Northern Exposure offers task force a chance to lay out the challenges of progress
© Ty Dunham
A familiar symbol of growth in the town, traffic ceases to a halt as a truck transports a large piece of industrial equipment to a mine. A regional task force recently returned from meetings with government officials, where they talked about the challenges of dealing with growth in the area.
Labrador West finally has the ear of government thanks to the work of a regional task force.
Wabush mayor Ron Barron and Labrador City mayor Karen Oldford, along with other members of the local task force, met with government officials at the Northern Exposure 2013 conference in St. John’s to discuss the issues around growth in the area.
Barron said he came away from the meetings feeling more hopeful.
“I think government is finally buying into some of our issues here,” he told the Aurora.
Barron was particularly happy with good news for the town of Wabush and the issue of water and sewer. He says the provincial government has agreed to help fund an engineering study to determine future infrastructure needs regarding water and sewer.
“It's a major investment that will have to come and the town doesn't have that money. The government will have to step up to help us out, and the study is an important start.”
But there are still many other issues addressed by the task force, such as having more government personnel in the area.
“We need people here to deal with the issues. We only have one person with government’s ear, and they’re on overload. And you can’t deal with it from the outside, they need to be here.”
Oldford agreed, and said an environmental officer is also needed and could be sustained with everything happening in the region.
“With so much heavy industrial development going on here it’s important to be ahead of what’s happening. We have pristine wilderness we're trying to protect for our families and the future, and we're walking a tight line with development.”
Oldford said having someone permanently placed to deal with familiar issues such as oil spills would be more effective and proactive. But with talks of upcoming cuts to the provincial budget, she doesn’t expect it to be easy.
“Getting a position in place when they're looking at cutting back positions is going to be a challenge. Not to say it's impossible, but it will be a challenge.”
The task force has been meeting together quarterly for the past four years, and consists of representatives from IOC, Alderon, Cliffs Natural Resources, the town of Fermont and various federal and provincial government departments — Natural Resources, Municipal Affairs, ACOA, and Innovation Trade and Rural Development. Their goal to collect as much data as possible to make the best decisions for the future, starting with a growth plan.
Oldford said developing the growth plan is difficult because there have only been two regional growth plans in the province in the past, and neither has been on such a large scale as the one being proposed for Labrador West.

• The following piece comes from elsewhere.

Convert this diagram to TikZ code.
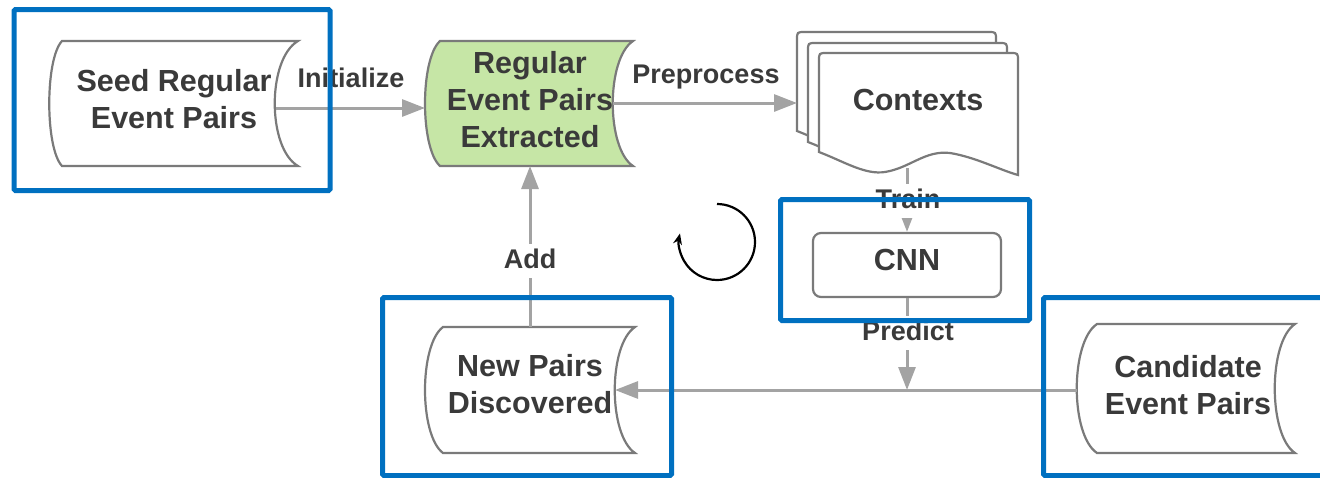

The task force is closer to starting the process community consultation on the plan, which will ask local groups and individuals citizens what they see the community looking like in 20 years and what services would be needed to attract and keep families.
The task force also met with Minister Peter Penashue during his pre-budget meetings with groups in the province in late January.
With the federal Member of Parliament, and Minister for Newfoundland and Labrador, the task force raised concerns about a housing plan for the country, as well as the growth in the area, and challenged the federal government to come up with different funding models that would allow growth centers in a Northern climate to be able to get ahead despite the additional challenges.
Oldford said the Federation for Canadian Municipalities is working on the needs of municipalities across Canada by looking at having a dedicated fund to allow municipalities to meet their infrastructure needs.
“We challenged the minister to say in Northern communities like ours, especially where we're commodities driven, we need to have additional funding because anything we do costs more money.”
Perhaps the most positive aspect from the Northern Exposure conference was that more companies began to realize they can bring their expertise to Labrador, giving the communities what they need while making a profits.
Oldford said getting a sense of what is happening in Labrador is key in bringing partnerships to the region to allow growth to happen.
“If there's a new project in another part of Labrador it'll likely have an impact on Labrador West. We want to look at what those impacts may be, and the best place to go is a conference like this.”